Exclude the pictures, then repeat the remaining data exactly.
┏━━
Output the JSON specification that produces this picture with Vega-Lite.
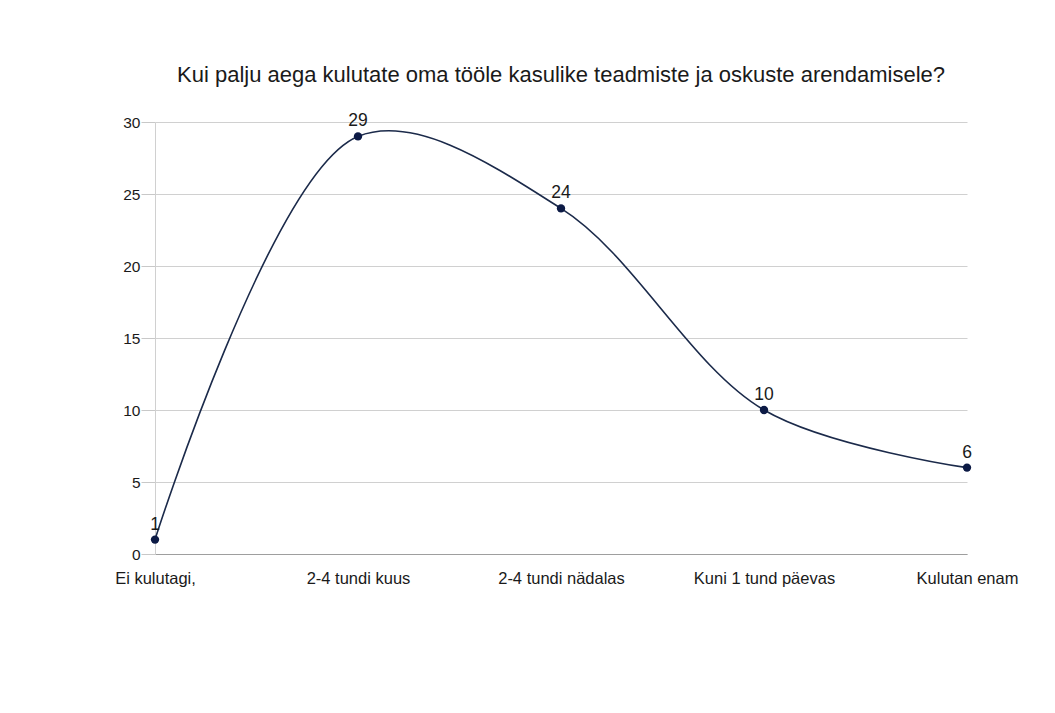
{
  "$schema": "https://vega.github.io/schema/vega-lite/v6.json",
  "autosize": {"type": "none"},
  "padding": {"left": 155, "top": 122, "right": 88, "bottom": 159},
  "width": 812,
  "height": 432,
  "background": "white",
  "title": {
    "text": "Kui palju aega kulutate oma tööle kasulike teadmiste ja oskuste arendamisele?",
    "font": "Liberation Sans",
    "fontSize": 22,
    "fontWeight": "normal",
    "color": "#1a1a1a",
    "anchor": "middle",
    "offset": 25
  },
  "data": {
    "values": [
      {"vastus": "Ei kulutagi,", "arv": 1},
      {"vastus": "2-4 tundi kuus", "arv": 29},
      {"vastus": "2-4 tundi nädalas", "arv": 24},
      {"vastus": "Kuni 1 tund päevas", "arv": 10},
      {"vastus": "Kulutan enam", "arv": 6}
    ]
  },
  "encoding": {
    "x": {
      "field": "vastus",
      "type": "ordinal",
      "sort": null,
      "scale": {"type": "point", "padding": 0},
      "axis": {
        "title": null,
        "labelAngle": 0,
        "ticks": false,
        "grid": false,
        "domainColor": "#9e9e9e",
        "labelFont": "Liberation Sans",
        "labelFontSize": 16.5,
        "labelColor": "#1a1a1a",
        "labelPadding": 16
      }
    },
    "y": {
      "field": "arv",
      "type": "quantitative",
      "scale": {"domain": [0, 30], "nice": false},
      "axis": {
        "title": null,
        "values": [0, 5, 10, 15, 20, 25, 30],
        "grid": true,
        "gridColor": "#d0d0d0",
        "domainColor": "#d0d0d0",
        "tickColor": "#c8c8c8",
        "tickSize": 14,
        "labelFont": "Liberation Sans",
        "labelFontSize": 15.5,
        "labelColor": "#1a1a1a",
        "labelPadding": 1
      }
    }
  },
  "layer": [
    {
      "mark": {"type": "line", "interpolate": "catmull-rom", "color": "#1b2a4a", "strokeWidth": 1.6}
    },
    {
      "mark": {"type": "point", "filled": true, "color": "#0c1a45", "size": 70, "opacity": 1}
    },
    {
      "mark": {"type": "text", "font": "Liberation Sans", "fontSize": 17.5, "color": "#1a1a1a", "baseline": "alphabetic", "dy": -10},
      "encoding": {"text": {"field": "arv", "type": "quantitative"}}
    }
  ],
  "config": {"view": {"stroke": null}}
}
┗━━
* _WRITTEN RESPONSE_:
Output the JSON specification that produces this picture with Vega-Lite.
{
  "$schema": "https://vega.github.io/schema/vega-lite/v6.json",
  "autosize": {"type": "none"},
  "padding": {"left": 155, "top": 122, "right": 88, "bottom": 159},
  "width": 812,
  "height": 432,
  "background": "white",
  "title": {
    "text": "Kui palju aega kulutate oma tööle kasulike teadmiste ja oskuste arendamisele?",
    "font": "Liberation Sans",
    "fontSize": 22,
    "fontWeight": "normal",
    "color": "#1a1a1a",
    "anchor": "middle",
    "offset": 25
  },
  "data": {
    "values": [
      {"vastus": "Ei kulutagi,", "arv": 1},
      {"vastus": "2-4 tundi kuus", "arv": 29},
      {"vastus": "2-4 tundi nädalas", "arv": 24},
      {"vastus": "Kuni 1 tund päevas", "arv": 10},
      {"vastus": "Kulutan enam", "arv": 6}
    ]
  },
  "encoding": {
    "x": {
      "field": "vastus",
      "type": "ordinal",
      "sort": null,
      "scale": {"type": "point", "padding": 0},
      "axis": {
        "title": null,
        "labelAngle": 0,
        "ticks": false,
        "grid": false,
        "domainColor": "#9e9e9e",
        "labelFont": "Liberation Sans",
        "labelFontSize": 16.5,
        "labelColor": "#1a1a1a",
        "labelPadding": 16
      }
    },
    "y": {
      "field": "arv",
      "type": "quantitative",
      "scale": {"domain": [0, 30], "nice": false},
      "axis": {
        "title": null,
        "values": [0, 5, 10, 15, 20, 25, 30],
        "grid": true,
        "gridColor": "#d0d0d0",
        "domainColor": "#d0d0d0",
        "tickColor": "#c8c8c8",
        "tickSize": 14,
        "labelFont": "Liberation Sans",
        "labelFontSize": 15.5,
        "labelColor": "#1a1a1a",
        "labelPadding": 1
      }
    }
  },
  "layer": [
    {
      "mark": {"type": "line", "interpolate": "catmull-rom", "color": "#1b2a4a", "strokeWidth": 1.6}
    },
    {
      "mark": {"type": "point", "filled": true, "color": "#0c1a45", "size": 70, "opacity": 1}
    },
    {
      "mark": {"type": "text", "font": "Liberation Sans", "fontSize": 17.5, "color": "#1a1a1a", "baseline": "alphabetic", "dy": -10},
      "encoding": {"text": {"field": "arv", "type": "quantitative"}}
    }
  ],
  "config": {"view": {"stroke": null}}
}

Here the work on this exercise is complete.